The idea was to run no more than 25 jobs at a time (which were writing the 1GB files). The tricky part was to make sure that Linux wasn’t overrun with too many jobs. Initially I was greedy, and thought 1000 jobs might be fine to run in concurrency on the master-node, but quickly found out that that was too many, and Hadoop came to screeching halt, as java choked, and corrupted my cluster.
So I needed to restore the cluster to a working condition, and this was not an easy task. After Googling around I discovered that you could delete the folder containing the data (the nameNode and dataNode areas).
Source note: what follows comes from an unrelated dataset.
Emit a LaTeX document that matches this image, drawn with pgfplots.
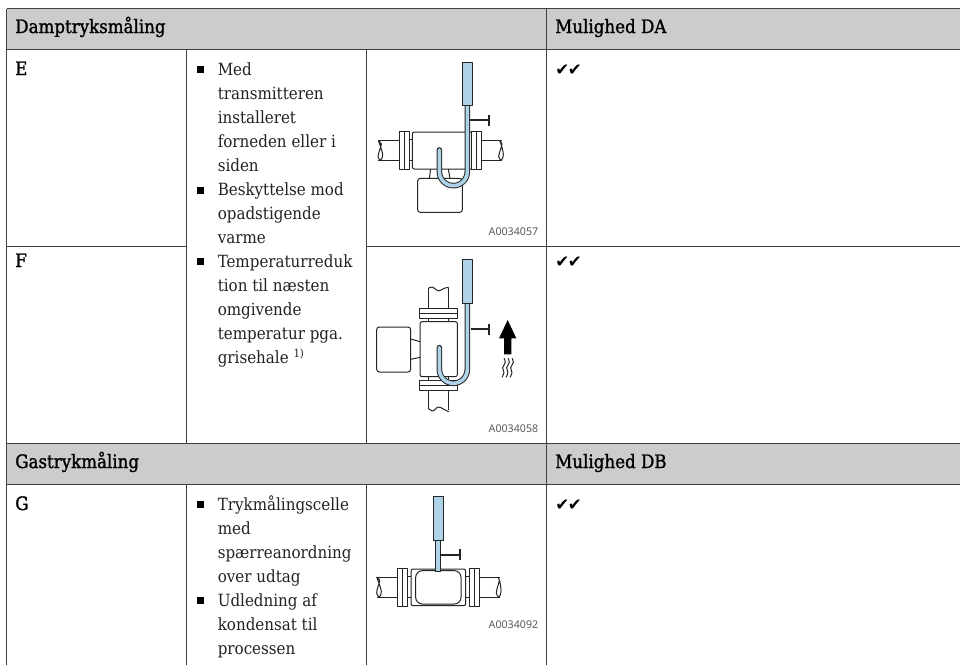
\documentclass[border=0pt]{standalone}
\usepackage{pgfplots}
\pgfplotsset{compat=1.18}
\usepackage{fontspec}
\setmainfont{DejaVu Serif Condensed}
\newfontfamily\hdf[FakeBold=1.3]{DejaVu Serif Condensed}
\newfontfamily\chk{DejaVu Sans}
\newfontfamily\cod{Noto Sans}
\definecolor{hd}{HTML}{CCCCCC}
\definecolor{bl}{HTML}{AED3E8}
\definecolor{ink}{HTML}{242424}
\definecolor{txt}{HTML}{222222}
\pgfplotsset{
 d1/.style={x filter/.expression={340+x/3},y filter/.expression={40+y/3}},
 d2/.style={x filter/.expression={340+x/3},y filter/.expression={225+y/3}},
 d3/.style={x filter/.expression={340+x/3},y filter/.expression={475+y/3}},
 ln/.style={no marks,color=ink,line width=0.75pt,line join=round},
 rr/.style={ln,rounded corners=#1},
 wv/.style={ln,smooth,tension=0.6},
 tk/.style={no marks,color=ink,line width=1.7pt},
 tb/.style={no marks,color=black!85,line width=4.2pt,line join=round,line cap=round},
 ti/.style={no marks,color=bl,line width=2.7pt,line join=round,line cap=round},
 rl/.style={no marks,color=black!75,line width=0.75pt},
 bu/.style={only marks,mark=square*,mark size=2.2pt,color=black},
}
\newcommand{\T}[3]{\node[anchor=base west,inner sep=0pt,text=txt,font=\fontsize{12.6pt}{14pt}\selectfont] at (axis cs:#1,#2) {#3};}
\newcommand{\B}[3]{\node[anchor=base west,inner sep=0pt,text=black,font=\hdf\fontsize{13.9pt}{15pt}\selectfont] at (axis cs:#1,#2) {#3};}
\newcommand{\C}[2]{\node[anchor=base west,inner sep=0pt,text=black,font=\chk\fontsize{12.5pt}{13pt}\selectfont] at (axis cs:#1,#2) {✔\hspace{-1pt}✔};}
\newcommand{\A}[3]{\node[anchor=base east,inner sep=0pt,text=black!65,font=\cod\fontsize{8pt}{10pt}\selectfont] at (axis cs:#1,#2) {#3};}
\begin{document}
\begin{tikzpicture}
\begin{axis}[
 scale only axis,width=720pt,height=498.75pt,
 xmin=0,xmax=960,ymin=0,ymax=665,y dir=reverse,
 hide axis,clip=true,
]
\addplot[draw=none,fill=white] coordinates {(0,0)(960,0)(960,665)(0,665)} --cycle;
% header bands
\addplot[draw=none,fill=hd] coordinates {(6.5,8.5)(960,8.5)(960,49)(6.5,49)} --cycle;
\addplot[draw=none,fill=hd] coordinates {(6.5,443.5)(960,443.5)(960,484)(6.5,484)} --cycle;
% rules
\addplot[rl] coordinates {(6.5,8.5)(960,8.5)};
\addplot[rl] coordinates {(6.5,49)(960,49)};
\addplot[rl] coordinates {(6.5,443.5)(960,443.5)};
\addplot[rl] coordinates {(6.5,484)(960,484)};
\addplot[rl] coordinates {(6.5,246.5)(186,246.5)};
\addplot[rl] coordinates {(366.5,246.5)(960,246.5)};
\addplot[rl] coordinates {(6.5,8.5)(6.5,665)};
\addplot[rl] coordinates {(186,49)(186,443.5)};
\addplot[rl] coordinates {(186,484)(186,665)};
\addplot[rl] coordinates {(366.5,49)(366.5,443.5)};
\addplot[rl] coordinates {(366.5,484)(366.5,665)};
\addplot[rl] coordinates {(546.5,8.5)(546.5,665)};
% bullets
\addplot[bu] coordinates {(200,69)(200,190)(200,261)(200,504.5)(200,600.5)};
% diagram 1
\addplot[d1,rr=2pt,fill=white] coordinates {(233,415)(367,415)(367,517)(233,517)} --cycle;
\addplot[d1,ln] coordinates {(272,387)(268,415)};
\addplot[d1,ln] coordinates {(325,387)(330,415)};
\addplot[d1,ln] coordinates {(115,302)(177,302)};
\addplot[d1,ln] coordinates {(115,362)(177,362)};
\addplot[d1,ln] coordinates {(423,302)(485,302)};
\addplot[d1,ln] coordinates {(423,362)(485,362)};
\addplot[d1,wv] coordinates {(115,302)(121,318)(128,345)(122,360)(114,350)(119,330)(124,312)(115,302)};
\addplot[d1,wv] coordinates {(479,302)(485,318)(490,345)(484,360)(476,350)(481,330)(486,312)(479,302)};
\addplot[d1,ln] coordinates {(207,298)(217,298)(217,362)(207,362)};
\addplot[d1,ln] coordinates {(393,298)(400,298)(400,362)(393,362)};
\addplot[d1,rr=1.5pt,fill=white] coordinates {(217,276)(400,276)(400,387)(217,387)} --cycle;
\addplot[d1,ln,fill=white] coordinates {(177,274)(207,274)(207,388)(177,388)} --cycle;
\addplot[d1,ln] coordinates {(192,274)(192,388)};
\addplot[d1,ln,fill=white] coordinates {(393,274)(423,274)(423,388)(393,388)} --cycle;
\addplot[d1,ln] coordinates {(408,274)(408,388)};
\addplot[d1,tk] coordinates {(390,240)(447,240)};
\addplot[d1,tk] coordinates {(447,224)(447,257)};
\addplot[d1,tb] coordinates {(382,197)(382,395)(380.6,405.9)(376.4,416)(369.7,424.7)(361,431.4)(350.9,435.6)(340,437)(329.1,435.6)(319,431.4)(310.3,424.7)(303.6,416)(299.4,405.9)(298,395)(298,330)};
\addplot[d1,ti] coordinates {(382,197)(382,395)(380.6,405.9)(376.4,416)(369.7,424.7)(361,431.4)(350.9,435.6)(340,437)(329.1,435.6)(319,431.4)(310.3,424.7)(303.6,416)(299.4,405.9)(298,395)(298,330)};
\addplot[d1,ln,fill=bl] coordinates {(367,67)(397,67)(397,197)(367,197)} --cycle;
% diagram 2
\addplot[d2,rr=2pt,fill=white] coordinates {(110,306)(212,306)(212,441)(110,441)} --cycle;
\addplot[d2,ln] coordinates {(212,342)(240,350)};
\addplot[d2,ln] coordinates {(212,403)(240,397)};
\addplot[d2,ln] coordinates {(265,190)(265,250)};
\addplot[d2,ln] coordinates {(326,190)(326,250)};
\addplot[d2,ln] coordinates {(265,281)(265,290)};
\addplot[d2,ln] coordinates {(326,281)(326,290)};
\addplot[d2,ln] coordinates {(265,455)(265,465)};
\addplot[d2,ln] coordinates {(326,455)(326,465)};
\addplot[d2,ln] coordinates {(265,496)(265,552)};
\addplot[d2,ln] coordinates {(326,496)(326,556)};
\addplot[d2,wv] coordinates {(265,190)(278,186)(295,198)(312,190)(326,187)};
\addplot[d2,wv] coordinates {(265,550)(278,558)(295,546)(312,553)(326,560)};
\addplot[d2,rr=1.5pt,fill=white] coordinates {(240,290)(352,290)(352,455)(240,455)} --cycle;
\addplot[d2,ln,fill=white] coordinates {(238,250)(353,250)(353,281)(238,281)} --cycle;
\addplot[d2,ln] coordinates {(238,265)(353,265)};
\addplot[d2,ln,fill=white] coordinates {(238,465)(353,465)(353,496)(238,496)} --cycle;
\addplot[d2,ln] coordinates {(238,480)(353,480)};
\addplot[d2,tk] coordinates {(392,313)(448,313)};
\addplot[d2,tk] coordinates {(448,296)(448,330)};
\addplot[d2,tb] coordinates {(382,235)(382,433)(380.6,443.9)(376.4,454)(369.7,462.7)(361,469.4)(350.9,473.6)(340,475)(329.1,473.6)(319,469.4)(310.3,462.7)(303.6,454)(299.4,443.9)(298,433)(298,368)};
\addplot[d2,ti] coordinates {(382,235)(382,433)(380.6,443.9)(376.4,454)(369.7,462.7)(361,469.4)(350.9,473.6)(340,475)(329.1,473.6)(319,469.4)(310.3,462.7)(303.6,454)(299.4,443.9)(298,433)(298,368)};
\addplot[d2,ln,fill=bl] coordinates {(368,103)(397,103)(397,235)(368,235)} --cycle;
\addplot[d2,draw=none,fill=black] coordinates {(503,285)(529,340)(514,340)(514,388)(492,388)(492,340)(477,340)} --cycle;
\addplot[d2,wv] coordinates {(492,400)(496,412)(488,428)(492,443)(486,457)};
\addplot[d2,wv] coordinates {(504,400)(508,412)(500,428)(504,443)(498,457)};
\addplot[d2,wv] coordinates {(516,400)(520,412)(512,428)(516,443)(510,457)};
% diagram 3
\addplot[d3,ln] coordinates {(110,306)(172,306)};
\addplot[d3,ln] coordinates {(110,368)(172,368)};
\addplot[d3,ln] coordinates {(417,306)(480,306)};
\addplot[d3,ln] coordinates {(417,368)(480,368)};
\addplot[d3,wv] coordinates {(110,306)(116,322)(124,350)(118,366)(110,354)(114,335)(119,316)(110,306)};
\addplot[d3,wv] coordinates {(474,306)(480,322)(483,350)(477,366)(469,354)(473,335)(478,316)(474,306)};
\addplot[d3,ln] coordinates {(202,305)(213,305)(213,368)(202,368)};
\addplot[d3,ln] coordinates {(387,305)(377,305)(377,368)(387,368)};
\addplot[d3,rr=1.5pt,fill=white] coordinates {(213,282)(377,282)(377,392)(213,392)} --cycle;
\addplot[d3,rr=5pt,fill=white] coordinates {(227,287)(363,287)(363,387)(227,387)} --cycle;
\addplot[d3,ln,fill=white] coordinates {(172,281)(202,281)(202,393)(172,393)} --cycle;
\addplot[d3,ln] coordinates {(187,281)(187,393)};
\addplot[d3,ln,fill=white] coordinates {(387,281)(417,281)(417,393)(387,393)} --cycle;
\addplot[d3,ln] coordinates {(402,281)(402,393)};
\addplot[d3,tk] coordinates {(302,239)(360,239)};
\addplot[d3,tk] coordinates {(360,223)(360,256)};
\addplot[d3,ln,fill=bl] coordinates {(286,195)(302,195)(302,288)(286,288)} --cycle;
\addplot[d3,ln,fill=bl] coordinates {(279,65)(309,65)(309,195)(279,195)} --cycle;
% text
\B{15}{33}{Damptryksmåling}
\B{555}{33}{Mulighed DA}
\B{15}{468}{Gastrykmåling}
\B{555}{468}{Mulighed DB}
\B{15}{75}{E}
\B{15}{267}{F}
\B{15}{510}{G}
\T{217.5}{75}{Med}
\T{217.5}{99}{transmitteren}
\T{217.5}{123}{installeret}
\T{217.5}{147}{forneden eller i}
\T{217.5}{171}{siden}
\T{217.5}{195}{Beskyttelse mod}
\T{217.5}{219}{opadstigende}
\T{217.5}{243}{varme}
\T{217.5}{267}{Temperaturreduk}
\T{217.5}{291}{tion til næsten}
\T{217.5}{315}{omgivende}
\T{217.5}{339}{temperatur pga.}
\T{217.5}{363}{grisehale \raisebox{4pt}{\fontsize{8.5pt}{9pt}\selectfont 1)}}
\T{217.5}{510}{Trykmålingscelle}
\T{217.5}{534}{med}
\T{217.5}{558}{spærreanordning}
\T{217.5}{582}{over udtag}
\T{217.5}{606}{Udledning af}
\T{217.5}{630}{kondensat til}
\T{217.5}{654}{processen}
\C{555}{75}
\C{555}{267}
\C{555}{510}
\A{538.5}{235}{A0034057}
\A{538.5}{432}{A0034058}
\A{538.5}{628}{A0034092}
\end{axis}
\end{tikzpicture}
\end{document}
But in continuing with this, I discovered that it is best to also delete the log files on the namenode and the datanode (for all 7 machines, in my case), so using the for loop command line, and having keyless SSH running, I was able to write single script that will reset the cluster.
I had tried renaming the top data level folder (where the name/data nodes were), but this was leaving previous folders laying around, not only on the master-node but on the datanodes too, and by having addressed the log file issue (clearing them), all worked fine, that is to say, I could get Hadoop up again – but lost all of the data. This was no problem because, right now I’m thinking more about optimizing fixed length cluster segments, than worrying about data recovery.
Hadoop has been up a day or so now, and I’m 25% there towards realizing the goal of achieving 5TB of addressable storage for my web application. As it continues to initialize, I’ve discovered that the hdfs commands are really slow, however, I’m hoping that the 1GB sweet spot, will work nicely with the KWB application as I bundle up urls.
The idea will be to accumulate them on the main server until a 1GB section is full with urls, and THEN port them over to Hadoop.
The replication factor for cluster was set at 2, so my storage requirements are 5TB x 2 (10TB) – which are my hardware limitation at this juncture.
[post the math for how many urls I’ll be able to include, conservatively]
So what I’m doing is I’m rolling my own sort of file system out of a series of folders allocated on Hadoop.
I’ll be using command line HDFS, in order to write to the filesystem, and interfacing with the data via PHP, since KWB is written entirely in PHP. The pretext for this was allocation of the Hadoop cluster, which I coded in PHP.
The trick will be to figure out the best place in the system to write the full csv of urls, within the KWB existing application code.
Further analysis of the data construct will be necessary, as I continue on with my development, suffice to say that the construct will contain two discreet areas. The full url of the resource, and the new <META> info, that will be associated with the url, and the end user.
Since each user can potentially reference the same url, a pointer system is best employed in this situation, and the pointers will refer to unique META constructs for each end user.